═════ Provided records

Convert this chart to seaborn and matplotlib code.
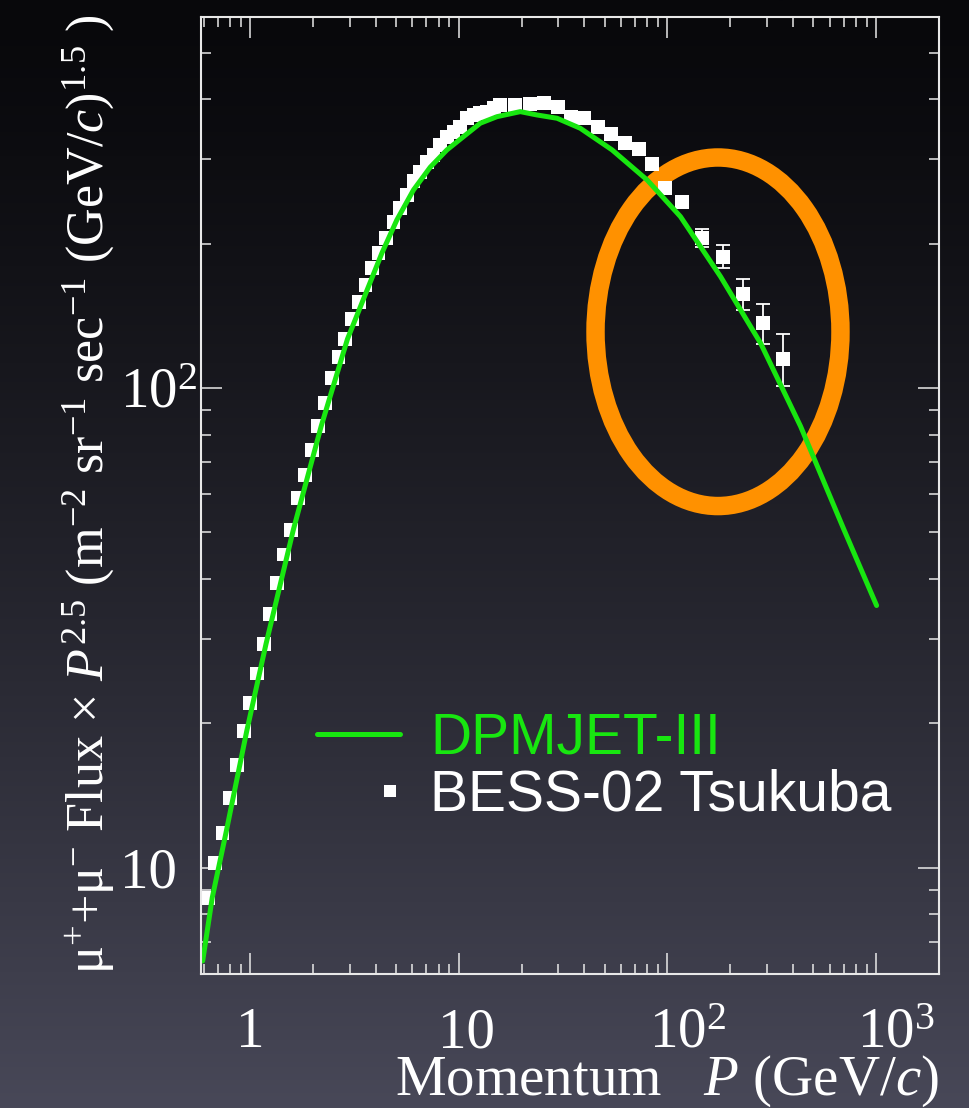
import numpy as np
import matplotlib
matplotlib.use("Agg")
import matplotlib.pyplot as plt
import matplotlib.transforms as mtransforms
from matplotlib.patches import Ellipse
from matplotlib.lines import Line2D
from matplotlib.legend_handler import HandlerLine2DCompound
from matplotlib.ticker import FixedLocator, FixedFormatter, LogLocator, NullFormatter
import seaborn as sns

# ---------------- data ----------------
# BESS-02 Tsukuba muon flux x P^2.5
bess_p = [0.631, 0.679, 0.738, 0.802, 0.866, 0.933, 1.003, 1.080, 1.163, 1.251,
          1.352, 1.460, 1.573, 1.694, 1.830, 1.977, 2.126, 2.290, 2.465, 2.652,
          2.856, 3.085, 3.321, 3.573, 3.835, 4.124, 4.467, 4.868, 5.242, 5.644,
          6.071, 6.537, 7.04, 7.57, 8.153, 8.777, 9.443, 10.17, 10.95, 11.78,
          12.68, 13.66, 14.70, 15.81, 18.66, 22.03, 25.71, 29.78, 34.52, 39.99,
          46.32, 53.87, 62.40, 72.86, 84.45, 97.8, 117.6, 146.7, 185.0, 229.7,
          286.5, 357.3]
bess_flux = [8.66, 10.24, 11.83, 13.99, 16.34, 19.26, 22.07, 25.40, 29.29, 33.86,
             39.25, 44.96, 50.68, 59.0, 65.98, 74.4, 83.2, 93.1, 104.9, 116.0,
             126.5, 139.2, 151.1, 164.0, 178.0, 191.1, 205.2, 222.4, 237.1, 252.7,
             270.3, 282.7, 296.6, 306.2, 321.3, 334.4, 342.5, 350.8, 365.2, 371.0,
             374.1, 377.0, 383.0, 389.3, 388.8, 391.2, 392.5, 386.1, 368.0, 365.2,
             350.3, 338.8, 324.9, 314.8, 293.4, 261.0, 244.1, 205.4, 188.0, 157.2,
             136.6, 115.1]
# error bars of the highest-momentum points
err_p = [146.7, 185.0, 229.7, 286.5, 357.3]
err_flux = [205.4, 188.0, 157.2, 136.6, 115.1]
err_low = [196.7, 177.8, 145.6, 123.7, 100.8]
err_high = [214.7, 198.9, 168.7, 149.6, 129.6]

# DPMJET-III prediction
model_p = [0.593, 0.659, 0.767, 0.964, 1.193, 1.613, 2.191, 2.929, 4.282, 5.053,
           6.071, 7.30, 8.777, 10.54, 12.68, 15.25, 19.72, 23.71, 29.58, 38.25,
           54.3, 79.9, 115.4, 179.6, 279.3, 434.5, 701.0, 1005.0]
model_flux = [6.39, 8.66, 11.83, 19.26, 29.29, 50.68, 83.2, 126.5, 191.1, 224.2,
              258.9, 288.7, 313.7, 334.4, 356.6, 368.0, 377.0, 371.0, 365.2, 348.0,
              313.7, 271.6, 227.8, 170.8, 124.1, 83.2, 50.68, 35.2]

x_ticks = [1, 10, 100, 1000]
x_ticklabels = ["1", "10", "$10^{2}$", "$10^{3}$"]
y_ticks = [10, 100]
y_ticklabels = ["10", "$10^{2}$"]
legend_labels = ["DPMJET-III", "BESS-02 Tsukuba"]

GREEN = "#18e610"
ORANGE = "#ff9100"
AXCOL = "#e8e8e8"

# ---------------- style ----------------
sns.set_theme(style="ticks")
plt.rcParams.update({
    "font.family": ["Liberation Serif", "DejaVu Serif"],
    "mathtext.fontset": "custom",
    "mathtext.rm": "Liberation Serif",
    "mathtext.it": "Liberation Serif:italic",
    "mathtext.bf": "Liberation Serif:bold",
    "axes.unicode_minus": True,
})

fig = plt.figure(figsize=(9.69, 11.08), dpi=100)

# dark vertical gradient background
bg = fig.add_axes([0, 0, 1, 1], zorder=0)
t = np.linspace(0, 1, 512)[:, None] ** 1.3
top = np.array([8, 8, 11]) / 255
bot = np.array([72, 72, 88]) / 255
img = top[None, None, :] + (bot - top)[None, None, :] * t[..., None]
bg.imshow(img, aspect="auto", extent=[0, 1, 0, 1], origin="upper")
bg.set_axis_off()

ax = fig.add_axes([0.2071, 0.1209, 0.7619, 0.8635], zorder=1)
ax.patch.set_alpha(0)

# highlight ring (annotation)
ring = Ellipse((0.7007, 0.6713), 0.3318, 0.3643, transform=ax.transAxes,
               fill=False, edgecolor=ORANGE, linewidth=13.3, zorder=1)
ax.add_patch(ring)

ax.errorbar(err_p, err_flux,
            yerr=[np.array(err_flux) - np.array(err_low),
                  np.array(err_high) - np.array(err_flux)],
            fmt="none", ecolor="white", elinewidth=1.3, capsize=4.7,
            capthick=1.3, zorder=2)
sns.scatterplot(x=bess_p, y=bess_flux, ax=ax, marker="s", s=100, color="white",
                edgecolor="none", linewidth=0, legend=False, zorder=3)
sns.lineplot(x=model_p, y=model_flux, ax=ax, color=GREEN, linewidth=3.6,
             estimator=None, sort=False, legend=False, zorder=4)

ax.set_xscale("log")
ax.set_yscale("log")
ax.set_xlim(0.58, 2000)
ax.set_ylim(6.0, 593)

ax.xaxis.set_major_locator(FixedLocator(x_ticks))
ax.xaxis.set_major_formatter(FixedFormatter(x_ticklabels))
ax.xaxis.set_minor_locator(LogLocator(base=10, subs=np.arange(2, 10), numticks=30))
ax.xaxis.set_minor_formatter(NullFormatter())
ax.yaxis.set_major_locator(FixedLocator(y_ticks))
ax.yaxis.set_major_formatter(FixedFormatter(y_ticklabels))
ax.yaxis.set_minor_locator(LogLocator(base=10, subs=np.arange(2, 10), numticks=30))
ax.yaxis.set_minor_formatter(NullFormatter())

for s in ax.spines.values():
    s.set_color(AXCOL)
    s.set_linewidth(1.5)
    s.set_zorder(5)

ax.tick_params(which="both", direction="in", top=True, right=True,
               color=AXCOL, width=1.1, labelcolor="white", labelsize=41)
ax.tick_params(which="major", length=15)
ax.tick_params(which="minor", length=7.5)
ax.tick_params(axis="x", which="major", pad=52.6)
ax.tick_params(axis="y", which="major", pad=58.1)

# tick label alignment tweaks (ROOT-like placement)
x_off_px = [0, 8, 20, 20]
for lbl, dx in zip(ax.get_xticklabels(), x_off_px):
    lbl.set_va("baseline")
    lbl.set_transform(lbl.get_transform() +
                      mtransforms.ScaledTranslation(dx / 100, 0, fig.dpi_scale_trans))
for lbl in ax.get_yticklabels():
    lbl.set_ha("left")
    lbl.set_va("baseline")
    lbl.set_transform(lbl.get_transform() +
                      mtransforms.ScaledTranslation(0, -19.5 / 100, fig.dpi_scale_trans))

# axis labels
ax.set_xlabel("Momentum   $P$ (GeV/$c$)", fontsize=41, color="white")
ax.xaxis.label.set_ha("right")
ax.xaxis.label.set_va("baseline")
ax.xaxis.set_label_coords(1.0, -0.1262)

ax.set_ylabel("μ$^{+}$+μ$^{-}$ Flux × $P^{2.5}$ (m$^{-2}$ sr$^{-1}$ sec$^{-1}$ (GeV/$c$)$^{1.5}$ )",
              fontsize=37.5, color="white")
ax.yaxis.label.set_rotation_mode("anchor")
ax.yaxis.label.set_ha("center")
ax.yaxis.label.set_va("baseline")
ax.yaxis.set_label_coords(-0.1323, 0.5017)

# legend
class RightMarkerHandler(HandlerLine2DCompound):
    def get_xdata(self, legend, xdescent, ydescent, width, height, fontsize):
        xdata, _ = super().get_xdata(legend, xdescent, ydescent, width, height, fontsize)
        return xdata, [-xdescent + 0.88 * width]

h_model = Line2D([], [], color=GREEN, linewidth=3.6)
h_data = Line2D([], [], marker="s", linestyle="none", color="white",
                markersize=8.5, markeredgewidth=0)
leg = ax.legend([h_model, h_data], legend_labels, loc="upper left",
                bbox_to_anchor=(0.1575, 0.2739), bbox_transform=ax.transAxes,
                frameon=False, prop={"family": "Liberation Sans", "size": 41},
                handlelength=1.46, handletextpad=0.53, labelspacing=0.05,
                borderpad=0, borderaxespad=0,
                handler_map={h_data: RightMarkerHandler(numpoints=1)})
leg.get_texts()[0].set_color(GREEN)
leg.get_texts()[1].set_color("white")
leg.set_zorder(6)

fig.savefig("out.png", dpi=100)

══════════
═════ Provided records

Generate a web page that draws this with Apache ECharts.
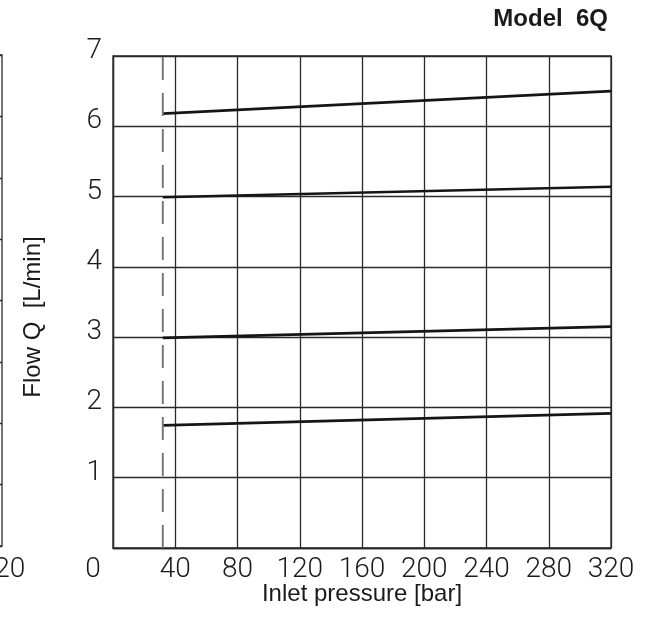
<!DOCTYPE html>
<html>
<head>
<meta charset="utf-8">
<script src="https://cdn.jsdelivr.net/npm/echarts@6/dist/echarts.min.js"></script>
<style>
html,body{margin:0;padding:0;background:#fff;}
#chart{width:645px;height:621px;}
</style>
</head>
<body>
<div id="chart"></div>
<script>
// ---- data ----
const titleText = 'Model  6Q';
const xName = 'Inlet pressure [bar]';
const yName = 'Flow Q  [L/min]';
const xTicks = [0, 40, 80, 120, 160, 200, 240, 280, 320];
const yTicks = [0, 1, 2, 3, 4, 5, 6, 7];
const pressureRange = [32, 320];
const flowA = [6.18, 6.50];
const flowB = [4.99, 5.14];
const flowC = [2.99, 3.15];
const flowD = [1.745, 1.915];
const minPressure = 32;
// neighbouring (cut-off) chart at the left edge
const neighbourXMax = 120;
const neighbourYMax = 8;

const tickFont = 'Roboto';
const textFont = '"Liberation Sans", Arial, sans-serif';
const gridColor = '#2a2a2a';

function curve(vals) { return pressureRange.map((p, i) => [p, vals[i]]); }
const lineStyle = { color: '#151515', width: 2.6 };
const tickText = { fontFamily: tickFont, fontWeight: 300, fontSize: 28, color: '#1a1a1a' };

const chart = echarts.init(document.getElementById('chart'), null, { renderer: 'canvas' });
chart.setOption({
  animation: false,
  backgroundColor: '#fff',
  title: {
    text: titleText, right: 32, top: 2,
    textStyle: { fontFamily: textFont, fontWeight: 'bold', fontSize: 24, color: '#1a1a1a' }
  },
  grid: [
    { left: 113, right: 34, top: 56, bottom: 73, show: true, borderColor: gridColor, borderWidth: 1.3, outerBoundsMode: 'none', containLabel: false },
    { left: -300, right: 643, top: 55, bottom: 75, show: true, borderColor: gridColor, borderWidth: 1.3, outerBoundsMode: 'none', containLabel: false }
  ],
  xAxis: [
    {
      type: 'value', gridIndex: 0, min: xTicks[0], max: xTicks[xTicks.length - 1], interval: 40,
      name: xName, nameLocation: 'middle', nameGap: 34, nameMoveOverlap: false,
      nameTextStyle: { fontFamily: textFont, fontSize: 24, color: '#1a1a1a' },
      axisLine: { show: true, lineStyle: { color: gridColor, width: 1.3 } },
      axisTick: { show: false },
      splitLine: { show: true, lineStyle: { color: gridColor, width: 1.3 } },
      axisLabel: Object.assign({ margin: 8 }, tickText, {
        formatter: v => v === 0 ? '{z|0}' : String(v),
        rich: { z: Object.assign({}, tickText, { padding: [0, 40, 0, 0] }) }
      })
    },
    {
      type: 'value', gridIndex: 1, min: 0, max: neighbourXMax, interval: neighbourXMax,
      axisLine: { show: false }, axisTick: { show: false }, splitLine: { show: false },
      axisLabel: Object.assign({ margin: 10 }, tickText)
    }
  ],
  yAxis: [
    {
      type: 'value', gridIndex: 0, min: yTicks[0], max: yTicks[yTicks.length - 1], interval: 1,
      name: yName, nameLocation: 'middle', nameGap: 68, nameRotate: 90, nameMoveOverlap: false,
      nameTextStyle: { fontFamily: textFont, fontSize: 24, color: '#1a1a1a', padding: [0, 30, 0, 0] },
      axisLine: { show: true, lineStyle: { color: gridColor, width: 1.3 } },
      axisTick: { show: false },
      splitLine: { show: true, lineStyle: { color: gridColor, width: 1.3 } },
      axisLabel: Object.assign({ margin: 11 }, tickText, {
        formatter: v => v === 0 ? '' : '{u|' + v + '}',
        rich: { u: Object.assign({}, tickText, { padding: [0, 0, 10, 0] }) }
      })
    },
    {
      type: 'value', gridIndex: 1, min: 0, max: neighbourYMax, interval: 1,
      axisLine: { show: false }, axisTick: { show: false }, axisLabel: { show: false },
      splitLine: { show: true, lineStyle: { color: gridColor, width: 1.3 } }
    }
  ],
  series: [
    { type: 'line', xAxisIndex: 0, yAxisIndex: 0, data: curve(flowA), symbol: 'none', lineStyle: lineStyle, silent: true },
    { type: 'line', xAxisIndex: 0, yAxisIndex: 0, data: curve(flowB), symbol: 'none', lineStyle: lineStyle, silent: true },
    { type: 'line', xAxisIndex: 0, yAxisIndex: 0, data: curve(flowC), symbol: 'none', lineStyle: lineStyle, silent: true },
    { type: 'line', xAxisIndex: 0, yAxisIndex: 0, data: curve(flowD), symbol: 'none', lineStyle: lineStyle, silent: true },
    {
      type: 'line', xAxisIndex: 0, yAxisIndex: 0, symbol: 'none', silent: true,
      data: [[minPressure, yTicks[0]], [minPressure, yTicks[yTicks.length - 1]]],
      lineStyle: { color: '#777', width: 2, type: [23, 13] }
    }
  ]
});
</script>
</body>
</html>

══════════

• What this task involves: Lines holding the word "matplotlib" in the entries above are the ones to pull out. Copy them all.

• Complete output:
Convert this chart to seaborn and matplotlib code.
import matplotlib
matplotlib.use("Agg")
import matplotlib.pyplot as plt
import matplotlib.transforms as mtransforms
from matplotlib.patches import Ellipse
from matplotlib.lines import Line2D
from matplotlib.legend_handler import HandlerLine2DCompound
from matplotlib.ticker import FixedLocator, FixedFormatter, LogLocator, NullFormatter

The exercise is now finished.